I femminicidi «si radicano probabilmente nell’assoluta mancanza non solo di educazione civica ma anche di rispetto verso le persone, soprattutto per quanto riguarda giovani e adulti di etnie che magari non hanno la nostra sensibilità verso le donne». Lo ha affermato il ministro della Giustizia Carlo Nordio, a margine del convegno “Giustizia, tra riforme e prospettive”, organizzato dalla Camera penale di Salerno.

Di fronte a due femminicidi scoperti in 24 ore la risposta delle istituzioni è sempre la stessa: è una cultura che non ci appartiene. Nordio, così come aveva fatto il suo collega ministro dell’Istruzione e del Merito Giuseppe Valditara, vede la violenza maschile contro le donne e la violenza di genere come altro dalla cultura italiana, che al contrario avrebbe «sensibilità verso le donne».

Se il ministro non vuole ascoltare i movimenti femministi che da anni ripetono che il femminicida «ha le chiavi di casa» e che «non è malato, ma è figlio sano del patriarcato e della cultura dello stupro», può consultare i pochi dati in circolazione e leggere le storie dietro ai femminicidi che dimostrano in modo chiaro la trasversalità del fenomeno: non c’è classe sociale, non c’è provenienza, non c’è contesto che si salva da questa cultura. E questo emerge dai femminicidi di Ilaria Sula e di Sara Campanella, due studentesse universitarie di 22 anni. 

«È illusorio che l’intervento penale, che già esiste e deve essere mantenuto per affermare l’autorità dello stato, possa risolvere la situazione. Purtroppo il legislatore e la magistratura possono arrivare entro certi limiti a reprimere questi fatti», prosegue Nordio, sostenendo che è necessaria «un’attività a 360 gradi, educativa soprattutto nell’ambito delle famiglie dove si forma il software del bambino».

I dati danno ragione a Nordio quando afferma che le misure repressive non riducono il numero di femminicidi, l’unico dato sugli omicidi che non accenna a calare. Perché sono appunto repressive, operano a fatto già accaduto. È però l’unico piano su cui interviene la politica degli ultimi anni, che parla di prevenzione ma non stanzia fondi per i centri antiviolenza, per le case rifugio e per l’educazione sessuo-affettiva. E la radice culturale può essere eradicata con educazione e formazione.

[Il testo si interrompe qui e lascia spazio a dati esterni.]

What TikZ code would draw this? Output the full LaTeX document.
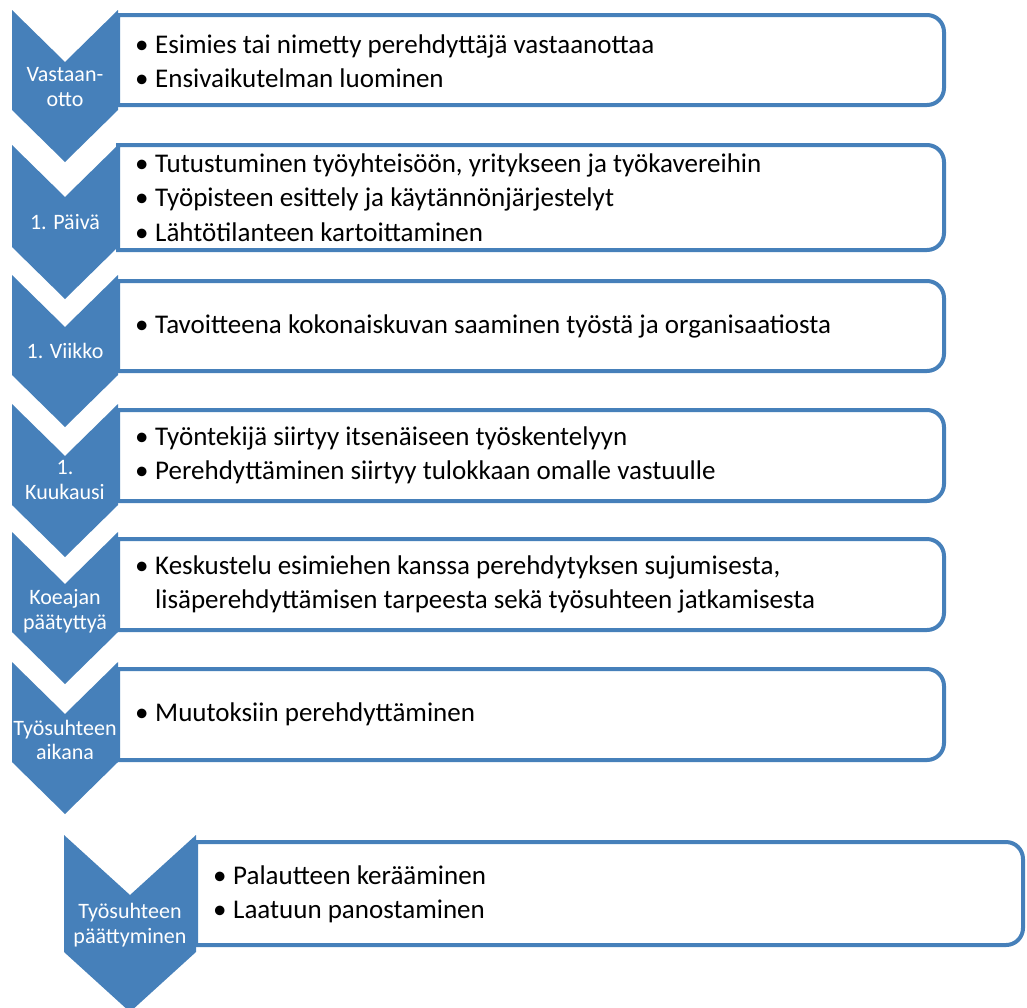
\documentclass[tikz,border=0pt]{standalone}
\usepackage{fontspec}
\setmainfont{Carlito}
\definecolor{sablue}{RGB}{70,128,186}
\tikzset{
 boxline/.style={draw=sablue, line width=4pt, fill=white},
 chev/.style={fill=sablue},
 chevlabel/.style={text=white, align=center, font=\fontsize{22}{24.5}\selectfont, inner sep=0pt},
 itemtext/.style={anchor=west, align=left, font=\fontsize{27}{34.3}\selectfont, inner sep=0pt, text=black},
}
\newcommand\bul{\makebox[20pt][l]{•}}
\newcommand\cont{\hspace*{20pt}}
\newcommand\perbox[4]{%
 \draw[boxline] (#1,#3) -- ({#2-17},#3) .. controls ({#2-7.6},#3) and (#2,{#3+7.6}) .. (#2,{#3+17}) -- (#2,{#4-17}) .. controls (#2,{#4-7.6}) and ({#2-7.6},#4) .. ({#2-17},#4) -- (#1,#4) -- cycle;}
\newcommand\perchev[5]{%
 \fill[chev] (#1,#3) -- ({(#1+#2)/2},{#3+#5}) -- (#2,#3) -- (#2,#4) -- ({(#1+#2)/2},{#4+#5}) -- (#1,#4) -- cycle;}
\begin{document}
\begin{tikzpicture}[x=1pt,y=-1pt]
\useasboundingbox (0,0) rectangle (1027,1007);
% boxes
\perbox{118}{944}{15}{105}
\perbox{118}{944}{145}{250}
\perbox{118}{944}{281}{371}
\perbox{118}{944}{410}{501}
\perbox{118}{944}{539}{630}
\perbox{118}{944}{669}{760}
\perbox{196}{1023}{842}{945}
% chevrons
\perchev{12}{118}{10}{110}{52}
\perchev{12}{118}{145}{247}{52}
\perchev{12}{118}{275}{375}{52}
\perchev{12}{118}{404}{505}{52}
\perchev{12}{118}{532}{632}{52}
\perchev{12}{118}{662}{762}{52}
\perchev{64}{196}{835}{952}{60}
% chevron labels
\node[chevlabel] (c1) at (65,87) {Vastaan-\\otto};
\node[chevlabel] (c2) at (65,222) {1. Päivä};
\node[chevlabel] (c3) at (65,351) {1. Viikko};
\node[chevlabel] (c4) at (65,480) {1.\\Kuukausi};
\node[chevlabel] (c5) at (65,611) {Koeajan\\päätyttyä};
\node[chevlabel] (c6) at (65,740) {Työsuhteen\\aikana};
\node[chevlabel] (c7) at (130,925) {Työsuhteen\\päättyminen};
% box texts
\node[itemtext] (t1) at (135,61) {\bul Esimies tai nimetty perehdyttäjä vastaanottaa\\\bul Ensivaikutelman luominen};
\node[itemtext] (t2) at (135,197.5) {\bul Tutustuminen työyhteisöön, yritykseen ja työkavereihin\\\bul Työpisteen esittely ja käytännönjärjestelyt\\\bul Lähtötilanteen kartoittaminen};
\node[itemtext] (t3) at (135,326) {\bul Tavoitteena kokonaiskuvan saaminen työstä ja organisaatiosta};
\node[itemtext] (t4) at (135,455.5) {\bul Työntekijä siirtyy itsenäiseen työskentelyyn\\\bul Perehdyttäminen siirtyy tulokkaan omalle vastuulle};
\node[itemtext] (t5) at (135,584.5) {\bul Keskustelu esimiehen kanssa perehdytyksen sujumisesta,\\\cont lisäperehdyttämisen tarpeesta sekä työsuhteen jatkamisesta};
\node[itemtext] (t6) at (135,714.5) {\bul Muutoksiin perehdyttäminen};
\node[itemtext] (t7) at (213,894) {\bul Palautteen kerääminen\\\bul Laatuun panostaminen};
\end{tikzpicture}
\end{document}
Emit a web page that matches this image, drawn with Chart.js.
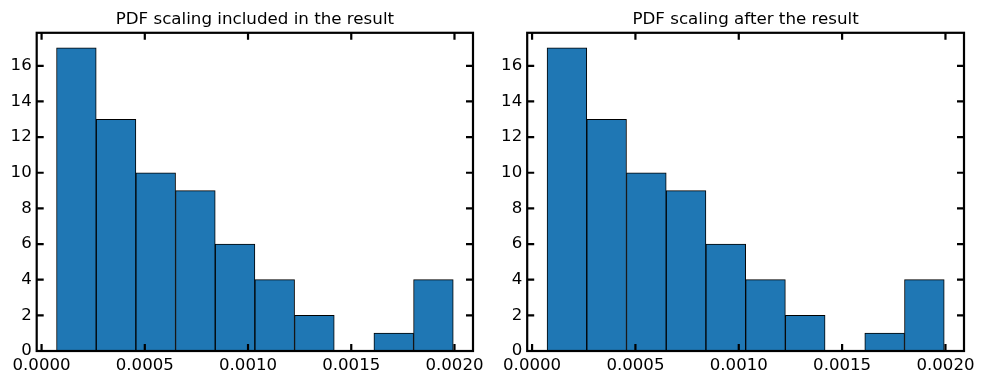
<!DOCTYPE html>
<html>
<head>
<meta charset="utf-8">
<script src="https://cdn.jsdelivr.net/npm/chart.js@4.4.0/dist/chart.umd.min.js"></script>
<style>
  html, body { margin: 0; padding: 0; background: #fff; }
  #wrap { position: relative; width: 983px; height: 384px; overflow: hidden; }
  canvas { position: absolute; top: 0; }
</style>
</head>
<body>
<div id="wrap">
  <canvas id="c1" width="490" height="384" style="left:0px"></canvas>
  <canvas id="c2" width="493" height="384" style="left:490px"></canvas>
</div>
<script>
// ---- data ----
const titles = ["PDF scaling included in the result", "PDF scaling after the result"];
const binEdges = [0.0000725, 0.0002647, 0.0004568, 0.0006490, 0.0008411, 0.0010333,
                  0.0012254, 0.0014176, 0.0016097, 0.0018019, 0.0019940];
const countsLeft  = [17, 13, 10, 9, 6, 4, 2, 0, 1, 4];
const countsRight = [17, 13, 10, 9, 6, 4, 2, 0, 1, 4];
const xTickValues = [0, 0.0005, 0.0010, 0.0015, 0.0020];
const xTickLabels = ["0.0000", "0.0005", "0.0010", "0.0015", "0.0020"];
const yTickValues = [0, 2, 4, 6, 8, 10, 12, 14, 16];
const yTickLabels = ["0", "2", "4", "6", "8", "10", "12", "14", "16"];
const xRange = [-0.0000236, 0.0020897];
const yRange = [0, 17.85];

const FONT = "'DejaVu Sans', 'Liberation Sans', sans-serif";

const framePlugin = {
  id: 'frameTicks',
  afterDatasetsDraw(chart) {
    const ctx = chart.ctx;
    const a = chart.chartArea;
    const xs = chart.scales.x, ys = chart.scales.y;
    const L = 7;
    ctx.save();
    ctx.strokeStyle = '#000';
    ctx.lineWidth = 2.2;
    ctx.lineCap = 'butt';
    ctx.beginPath();
    xs.ticks.forEach(t => {
      const px = xs.getPixelForValue(t.value);
      ctx.moveTo(px, a.bottom); ctx.lineTo(px, a.bottom - L);
      ctx.moveTo(px, a.top); ctx.lineTo(px, a.top + L);
    });
    ys.ticks.forEach(t => {
      const py = ys.getPixelForValue(t.value);
      ctx.moveTo(a.left, py); ctx.lineTo(a.left + L, py);
      ctx.moveTo(a.right, py); ctx.lineTo(a.right - L, py);
    });
    ctx.stroke();
    ctx.strokeRect(a.left, a.top, a.right - a.left, a.bottom - a.top);
    // title centred over the axes
    const t = chart.options.plugins.axTitle.text;
    ctx.fillStyle = '#000';
    ctx.font = "16.7px " + FONT;
    ctx.textAlign = 'center';
    ctx.textBaseline = 'alphabetic';
    ctx.fillText(t, (a.left + a.right) / 2, a.top - 8.5);
    ctx.restore();
  }
};

function makeChart(id, title, counts, leftW, rightPad) {
  const centers = counts.map((_, i) => (binEdges[i] + binEdges[i + 1]) / 2);
  const pts = counts.map((c, i) => ({ x: centers[i], y: c }));
  return new Chart(document.getElementById(id), {
    type: 'bar',
    data: {
      datasets: [{
        data: pts,
        backgroundColor: '#1f77b4',
        borderColor: '#000',
        borderWidth: 1,
        borderSkipped: false,
        barPercentage: 1.0,
        categoryPercentage: 1.0
      }]
    },
    options: {
      responsive: false,
      animation: false,
      devicePixelRatio: 1,
      layout: { padding: { left: 0, right: rightPad, top: 32.8, bottom: 0 } },
      plugins: {
        legend: { display: false },
        tooltip: { enabled: false },
        title: { display: false },
        axTitle: { text: title }
      },
      scales: {
        x: {
          type: 'linear',
          min: xRange[0], max: xRange[1],
          offset: false,
          grid: { display: false, drawTicks: false },
          border: { display: false },
          afterBuildTicks: s => { s.ticks = xTickValues.map(v => ({ value: v })); },
          afterFit: s => { s.height = 33; },
          ticks: {
            padding: 5,
            color: '#000',
            maxRotation: 0,
            autoSkip: false,
            font: { family: FONT, size: 16.6 },
            callback: (v, i) => xTickLabels[i]
          }
        },
        y: {
          type: 'linear',
          min: yRange[0], max: yRange[1],
          grid: { display: false, drawTicks: false },
          border: { display: false },
          afterBuildTicks: s => { s.ticks = yTickValues.map(v => ({ value: v })); },
          afterFit: s => { s.width = leftW; },
          ticks: {
            padding: 5,
            color: '#000',
            autoSkip: false,
            font: { family: FONT, size: 16.6 },
            callback: (v, i) => yTickLabels[i]
          }
        }
      }
    },
    plugins: [framePlugin]
  });
}

makeChart('c1', titles[0], countsLeft, 36.7, 17);
makeChart('c2', titles[1], countsRight, 37.2, 19);
</script>
</body>
</html>
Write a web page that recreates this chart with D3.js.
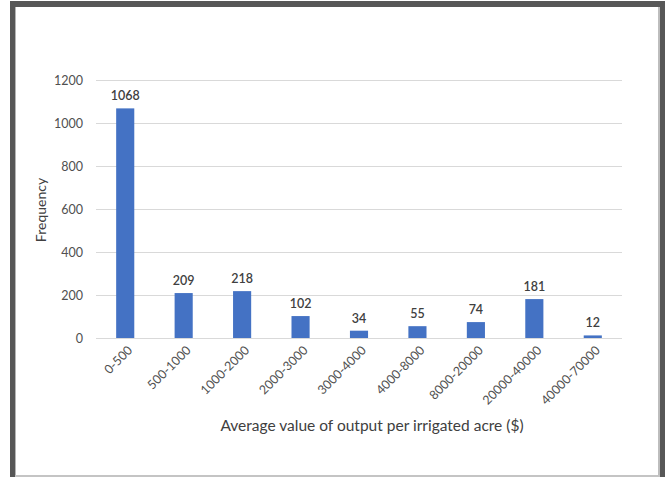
<!DOCTYPE html>
<html>
<head>
<meta charset="utf-8">
<script src="https://cdn.jsdelivr.net/npm/d3@7"></script>
<style>
  html, body { margin: 0; padding: 0; background: #fff; }
  svg { display: block; }
</style>
</head>
<body>
<svg id="chart" width="665" height="477"></svg>
<script>
// Histogram data: value-of-output bins and their frequencies
const categories = ["0-500", "500-1000", "1000-2000", "2000-3000", "3000-4000",
                    "4000-8000", "8000-20000", "20000-40000", "40000-70000"];
const frequencies = [1068, 209, 218, 102, 34, 55, 74, 181, 12];
const yTicks = [0, 200, 400, 600, 800, 1000, 1200];

const font = "Lato, 'Open Sans', sans-serif";
const svg = d3.select("#chart");

// Outer frame: dark border on top, left and right, thin light line at the bottom
const frame = svg.append("g");
frame.append("rect").attr("x", 10).attr("y", 1).attr("width", 655).attr("height", 6).attr("fill", "#575757");
frame.append("rect").attr("x", 10).attr("y", 1).attr("width", 5).attr("height", 476).attr("fill", "#575757");
frame.append("rect").attr("x", 660).attr("y", 1).attr("width", 5).attr("height", 476).attr("fill", "#575757");
frame.append("rect").attr("x", 15).attr("y", 7).attr("width", 1).attr("height", 470).attr("fill", "#b5b5b5");
frame.append("rect").attr("x", 658).attr("y", 7).attr("width", 2).attr("height", 470).attr("fill", "#bdbdbd");
frame.append("rect").attr("x", 15).attr("y", 475).attr("width", 645).attr("height", 2).attr("fill", "#c4c4c4");

const plotLeft = 96, plotRight = 622, plotTop = 80, plotBottom = 338;

const x = d3.scaleBand().domain(categories).range([plotLeft, plotRight]).paddingInner(0.69).paddingOuter(0.345);
const y = d3.scaleLinear().domain([0, 1200]).range([plotBottom, plotTop]);

// Horizontal gridlines with value labels on the left
const yAxis = d3.axisLeft(y).tickValues(yTicks).tickFormat(d3.format("d"))
  .tickSize(-(plotRight - plotLeft)).tickPadding(13);
const gy = svg.append("g").attr("transform", `translate(${plotLeft},0)`).call(yAxis);
gy.select(".domain").remove();
gy.selectAll(".tick line").attr("stroke", "#d9d9d9").attr("stroke-width", 1);
gy.selectAll(".tick text").attr("fill", "#505050").attr("font-family", font).attr("font-size", 12.5);

// Bars
svg.append("g").selectAll("rect").data(frequencies).join("rect")
  .attr("x", (d, i) => x(categories[i]))
  .attr("y", d => y(d))
  .attr("width", x.bandwidth())
  .attr("height", d => y(0) - y(d))
  .attr("fill", "#4472c4");

// Value labels above the bars
svg.append("g").selectAll("text").data(frequencies).join("text")
  .attr("x", (d, i) => x(categories[i]) + x.bandwidth() / 2)
  .attr("y", d => y(d) - 8)
  .attr("text-anchor", "middle")
  .attr("font-family", font).attr("font-size", 12.5).attr("font-weight", 600)
  .attr("fill", "#404040")
  .text(d => d);

// Category axis with rotated labels
const xAxis = d3.axisBottom(x).tickSize(0).tickPadding(0);
const gx = svg.append("g").attr("transform", `translate(0,${plotBottom})`).call(xAxis);
gx.select(".domain").attr("stroke", "#d9d9d9").attr("d", `M${plotLeft},0.5H${plotRight}`);
gx.selectAll(".tick text")
  .attr("fill", "#505050").attr("font-family", font).attr("font-size", 12.5)
  .attr("text-anchor", "end")
  .attr("dy", null).attr("y", 0)
  .attr("transform", "translate(8,13) rotate(-45)");

// Axis titles
svg.append("text")
  .attr("x", 372).attr("y", 431)
  .attr("text-anchor", "middle")
  .attr("font-family", font).attr("font-size", 15.5)
  .attr("fill", "#404040")
  .text("Average value of output per irrigated acre ($)");

svg.append("text")
  .attr("transform", "translate(46,210) rotate(-90)")
  .attr("text-anchor", "middle")
  .attr("font-family", font).attr("font-size", 14)
  .attr("fill", "#404040")
  .text("Frequency");
</script>
</body>
</html>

È, ad esempio, la politica che può e ha il compito di occuparsi dei programmi scolastici e di raccogliere e restituire la consapevolezza che senza consenso c’è violenza.

Le reazioni

La capogruppo del Partito democratico alla Camera, Chiara Braga, ha definito le parole di Nordio «inaccettabili». Braga sottolinea, in una nota, «come la maggior parte dei femminicidi viene commesso in casa da uomini che odiano le donne dicendo di amarle».

E, aggiunge, «quello di Nordio è un razzismo strisciante che emerge in tutto il suo fulgore, fuori luogo e fuori tempo: a quando il manifesto della razza? Sarebbe gravissimo se la premier Meloni non prendesse le distanze da tali affermazioni». Il razzismo non è lo strumento con cui fermare i femminicidi, ribadiscono le parlamentari del Pd della commissione bicamerale femminicidio: «Non si fermano agitando odio etnico, come ci pare faccia irresponsabilmente il ministro Nordio. Celando la questione del maschile tossico dietro a quella etnica».

Anche chi opera nel contrasto alla violenza di genere contesta le parole del ministro: «Siamo davvero stanche di dichiarazioni inutili a femminicidio avvenuto: quello che serve è un vero e attuabile piano di prevenzione che lavori sulla società tutta, la scuola, rinforzando i centri antiviolenza», dice all’Ansa Antonella Veltri, presidente della rete di centri antiviolenza Dire, Donne in rete contro la violenza.

Non sono le affermazioni sulla famiglia di origine del bambino a essere utili al cambiamento, sottolinea Veltri. «Nordio vuole spiegare l’utilità» del ddl femminicidio, che prevede il reato specifico, «per le donne che sono state uccise dopo l’entrata in vigore?», chiede Veltri, evidenziando che per lavorare insieme al cambiamento «serve altro» e «i centri antiviolenza si sono da sempre messi a disposizione».